→ **The request**
Scan the material that follows. Copy every line containing the word "this".

→ **Working data**
<<<<

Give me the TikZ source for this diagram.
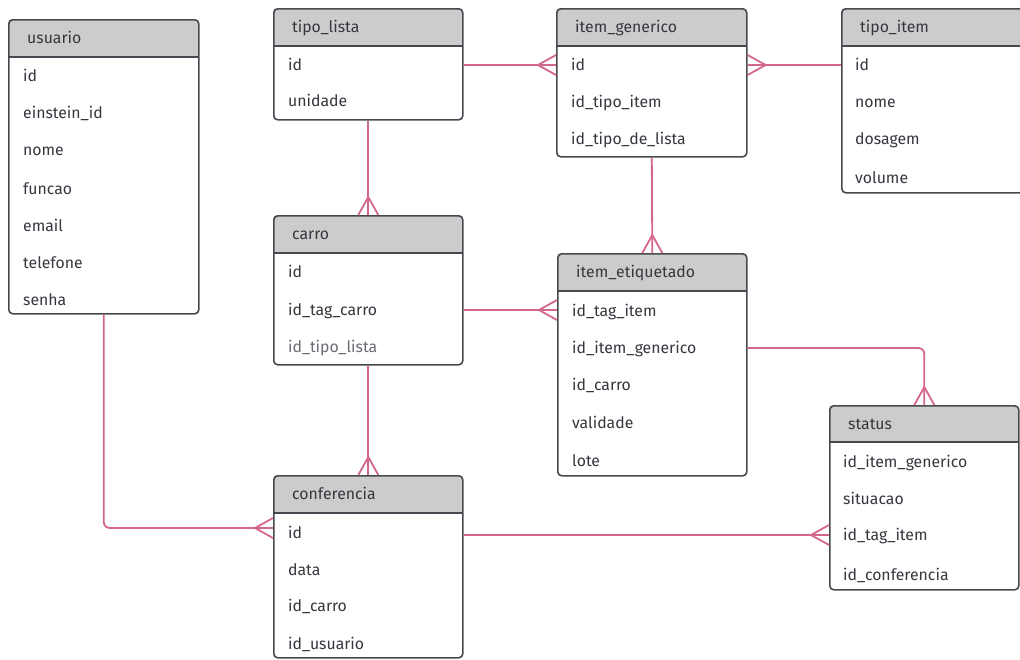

>>>>
<<<<

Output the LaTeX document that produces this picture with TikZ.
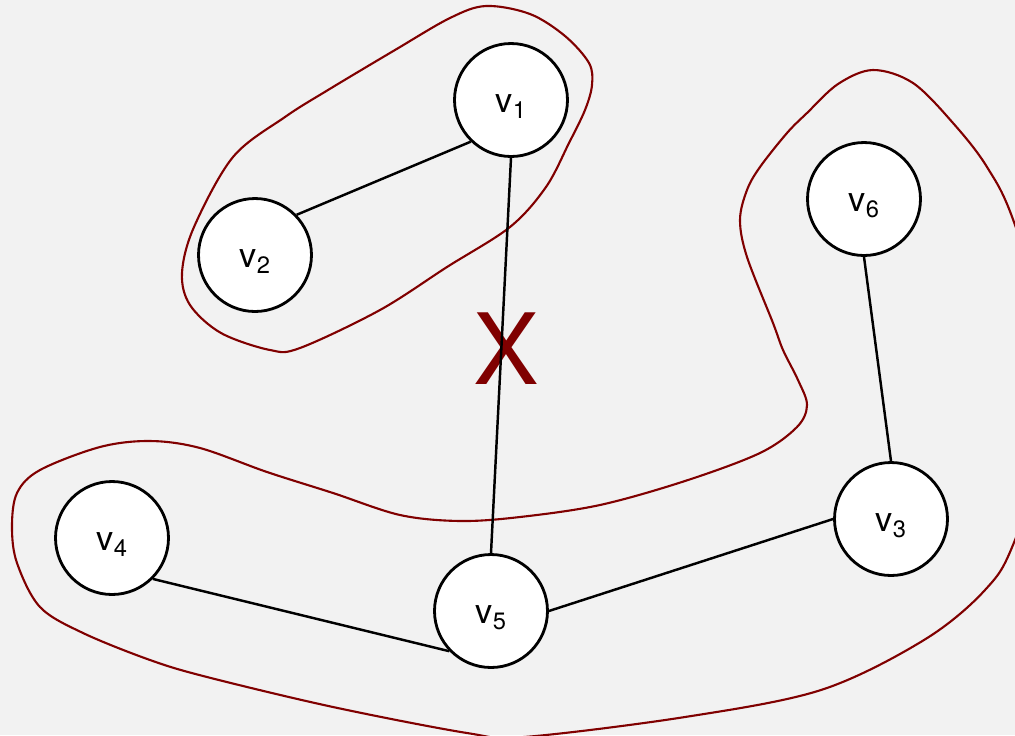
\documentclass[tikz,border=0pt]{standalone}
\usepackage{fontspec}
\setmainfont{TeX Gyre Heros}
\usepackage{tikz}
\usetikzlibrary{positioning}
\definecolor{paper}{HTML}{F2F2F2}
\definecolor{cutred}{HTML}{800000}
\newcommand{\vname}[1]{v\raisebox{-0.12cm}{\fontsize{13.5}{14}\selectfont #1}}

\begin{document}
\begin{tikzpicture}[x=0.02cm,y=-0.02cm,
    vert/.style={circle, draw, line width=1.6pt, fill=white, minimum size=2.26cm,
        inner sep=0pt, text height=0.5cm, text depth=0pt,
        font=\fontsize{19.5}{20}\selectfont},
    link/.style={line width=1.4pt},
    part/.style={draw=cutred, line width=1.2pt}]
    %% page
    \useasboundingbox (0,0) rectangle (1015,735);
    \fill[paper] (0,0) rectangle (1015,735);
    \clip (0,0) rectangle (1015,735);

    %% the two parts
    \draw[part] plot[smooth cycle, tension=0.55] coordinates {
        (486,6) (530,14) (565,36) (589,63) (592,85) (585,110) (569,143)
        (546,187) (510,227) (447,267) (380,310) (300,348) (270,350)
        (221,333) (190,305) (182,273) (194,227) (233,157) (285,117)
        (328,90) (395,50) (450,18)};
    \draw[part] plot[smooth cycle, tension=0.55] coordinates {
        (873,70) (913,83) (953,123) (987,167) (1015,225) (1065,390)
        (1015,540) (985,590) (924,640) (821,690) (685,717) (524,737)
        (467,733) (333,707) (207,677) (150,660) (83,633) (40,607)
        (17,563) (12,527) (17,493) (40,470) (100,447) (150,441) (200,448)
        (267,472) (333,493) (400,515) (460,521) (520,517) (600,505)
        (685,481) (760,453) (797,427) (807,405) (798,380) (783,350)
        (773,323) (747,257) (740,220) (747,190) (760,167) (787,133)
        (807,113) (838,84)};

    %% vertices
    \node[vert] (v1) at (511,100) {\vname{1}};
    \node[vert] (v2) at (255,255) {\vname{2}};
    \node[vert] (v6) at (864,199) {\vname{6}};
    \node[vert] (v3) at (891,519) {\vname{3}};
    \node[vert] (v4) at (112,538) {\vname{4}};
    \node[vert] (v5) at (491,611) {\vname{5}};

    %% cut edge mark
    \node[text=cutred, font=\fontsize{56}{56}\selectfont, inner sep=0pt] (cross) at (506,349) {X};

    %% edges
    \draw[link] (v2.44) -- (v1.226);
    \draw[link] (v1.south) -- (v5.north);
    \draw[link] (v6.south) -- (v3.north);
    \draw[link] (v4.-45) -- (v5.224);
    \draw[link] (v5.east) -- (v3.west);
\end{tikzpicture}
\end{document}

>>>>

→ **Correct result**
Give me the TikZ source for this diagram.
Output the LaTeX document that produces this picture with TikZ.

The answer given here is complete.